In our modified paper, we extend the description of the panorama of methods available to introduce nonlinear effects in the convolution. For this purpose, we moved a portion of the Introduction to an independent dedicated Sec. 2 (Non-linear convolution methods in CNN).

Later, in another new Sec. 4 (Non-linear Layer discussion), we refer to Sec. 2 comparing the method we propose to the existing literature.

In particular, we thank Rev. 3 for pointing out [Zhang20_PerspectiveAdapt], which we had missed. In our modified paper we provide a description of the approach used there (see Lines 181-191). The nonlinearity introduced there aims to take into account efficiently the different perspective views of a 3D scene, accordingly changing the size and shape of the receptive field. Even if the Authors exploit their method for the purposes of scene parsing, their method looks promising also for image interpolation and geometrical correction, which is per se a still open image processing problem.

Instead, we would drop the paper [Hu19_ACNET], since it is devoted to the very different problem of the segmentation of RGB+depth images.
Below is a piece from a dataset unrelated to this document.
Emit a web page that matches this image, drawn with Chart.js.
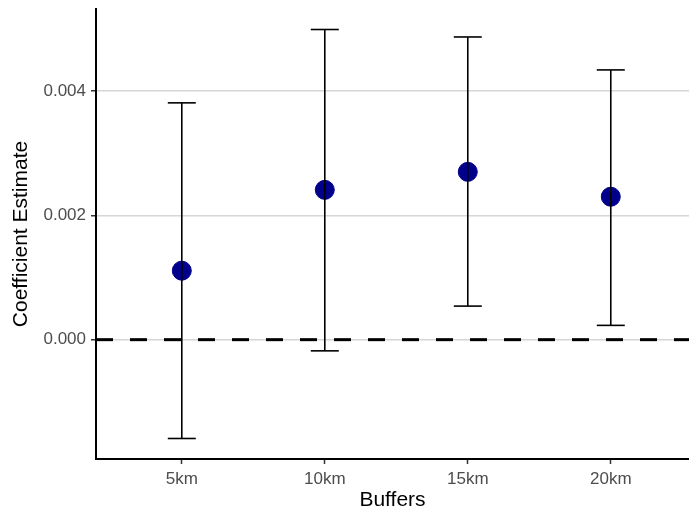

The architecture proposed in that paper, moreover, is based on ResNets and on Attention Complementary Models, which operate using standard convolution components.

About a figure in Sec. 2: As the Reviewer kindly suggested we have added a block scheme of the proposed strategy in Fig. 1.

About M and N: we have changed the indices in Eq. 1 to make more clear the relationship between the proposed structure and Volterra series kernels.

In the modified paper, and especially in Sec. 4, we clarify that the primary purpose of the network we propose are image processing applications like smoothing, deblocking, noise removal, interpolation. Image analysis tasks are presently outside the scope of our contribution. However, we think that architectures based on our nonlinear convolution layer can be devised that will provide satisfactory results also in image segmentation and recognition. We plan to devote future work to this goal.

We did not limit to a qualitative subjective analysis; we included quantitative metrics that are generally used when evaluating image processing tools: the Peak Signal-to-Noise Ratio (PSNR) and the Structural Similarity Index (SSIM). We provide these values for all the applications we consider: Sec. 6 provides PSNR and SSIM values for an image interpolation problem (2xSISR); Sec. 7 shows again PSNR and SSIM for both graylevel (medical) and color images, and for denoising and deblocking problems. The only application in which it is not possible to objectively measure the quality of a processed image is stylization (edge-preserving smoothing), a couple of examples of which are shown in Fig. 7 as an effect of edge-preserving smoothing. We have modified our paper to briefly discuss this situation.

Sec. 7 also provides more details about the computational requirements of our method, with respect to other available techniques

All the relevant (and non-trivial) changes made to our submission have been made evident using a red text font in the new manuscript.

Round 2

Reviewer 1 Report

I think the modified version removes the anxiety of overfitting.  

Author Response

We would like to thank the reviewers for their valuable suggestions.

In this final version

- We romoved the "Highlights" from all senteces
- We emproved resolution In Fig. 5
- We modified Tab.1 to consider FLOPs operations.

Reviewer 2 Report

The manuscript has been upgraded successfully.

Author Response

We would like to thank the reviewers for their valuable suggestions.

In this final version

- We romoved the "Highlights" from all senteces
- We emproved resolution In Fig. 5
- We modified Tab.1 to consider FLOPs operations.

Reviewer 3 Report

Dear authors,

        most of the concerns have been addressed. We suggest that this paper be accepted after solving the following minor issue:

       Mem (memory) and Mops should be spelled out when they are first introduced in the manuscript. What are mops? How about FLOPs and Parameters, which are widely used metrics to measure the complexity of the network?

Sincerely,

Author Response

We would like to thank the reviewers for their valuable suggestions.

In this final version

- We romoved the "Highlights" from all senteces
- We emproved resolution In Fig. 5
- We modified Tab.1 to consider FLOPs operations.